The film also avoids turning either of its white scientist into paragons of virtue that are different from those, “other” white colonizers. While their intentions might be nobler than the rubber barons bleeding the Amazon dry, Guerra is still aware of the harm Theo and Evan are causing and their own prejudicial views they might hold. Of course the protagonist and the real lynchpin of the film is Karamakate and the differences in his personality based on age say a lot in and of themselves. For example, the younger Karamakate barks with anger and hostility towards Theo, frequently challenging his ideas and at times expressing downright hatred. However the older Karamakate is more resigned to silence. He clearly has strong thoughts about all that is going on in his country, but he’s also withered and worn down. His anger has largely been replaced by sorrow. It’s a clear indication of how colonialism has impacted Karmakate. Despite these critical observations, Embrace of the Serpent never takes on a judgemental tone. A lot of this is rooted in the cinematography, which is more detached and ethereal than one might expect. The visuals are in many ways just as interested in the natural world as it is the people who inhabit it. Guerra also made the brilliant decision to shoot the movie in black and white which goes a long way in deglamourizing the natural beauty of the Amazon. The compositions are also often very striking and direct. In turn, the feel of the film is a lot more melancholic than romantic.

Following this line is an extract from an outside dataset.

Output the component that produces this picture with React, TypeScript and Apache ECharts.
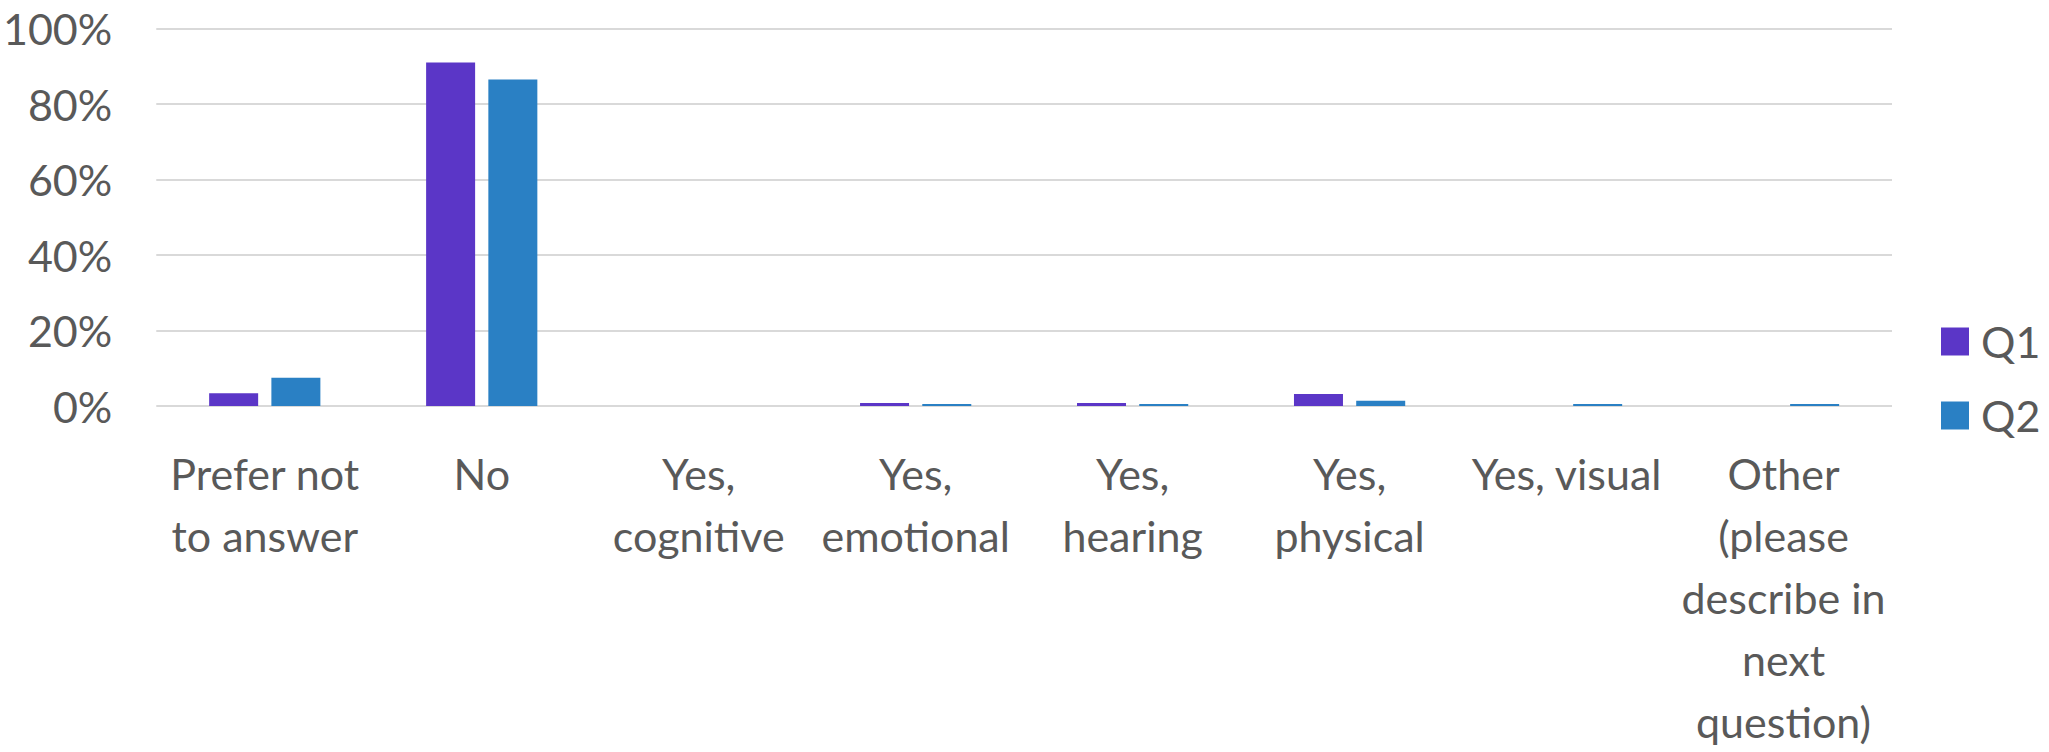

The film also has a strong spiritual element which comes to a head in a big way during the film’s ending. I’m not entirely sure what to make of this spiritual aspect, and the film’s ending in particular is a bit of an enigma (though I have my own theory regarding the final shot). Still, these elements are compelling and there is also a fair degree of debate to be had in this regard. It’s clear for example that Karmakate genuinely believes that the drug they are seeking allows for communication with a higher power, but the white characters are a lot more skeptical and the film doesn’t really take a side. To some extent, these elements might work as a Rorschach test for viewers who bring their own spiritual/secular baggage to the work and that in itself might be the point. Just as the white colonialists came in with their own assumptions and opinions regarding Amazonian culture, so too do the viewers. Then again, it’s possible that perspective represents a certain arrogance on my part, assuming the film is deliberately designed for a white western viewer such as myself. Either way, these elements do introduce some interesting food for thought and I look forward to what future viewings might yield in this regard.

All told, Embrace of the Serpent lives up to the hype and is one of the most enriching movie experiences I’ve had all year. Purely on a technical level, the film is exquisitely shot and transitions between storylines very elegantly. On a deeper level, the film provides fascinating insights into the colonialism of the Amazon and speaks to more broad truths about colonial tendencies in the 20th century. It’s also a film that provides some mystery which makes the prospect of revisits all the more compelling. If the film is lacking anything, it’s that some of the characters could have used maybe a little more development but that doesn’t diminish the many elements which make Embrace of the Serpent special. This is a very thoughtful film and it also presents its ideas in a fairly accessible manner.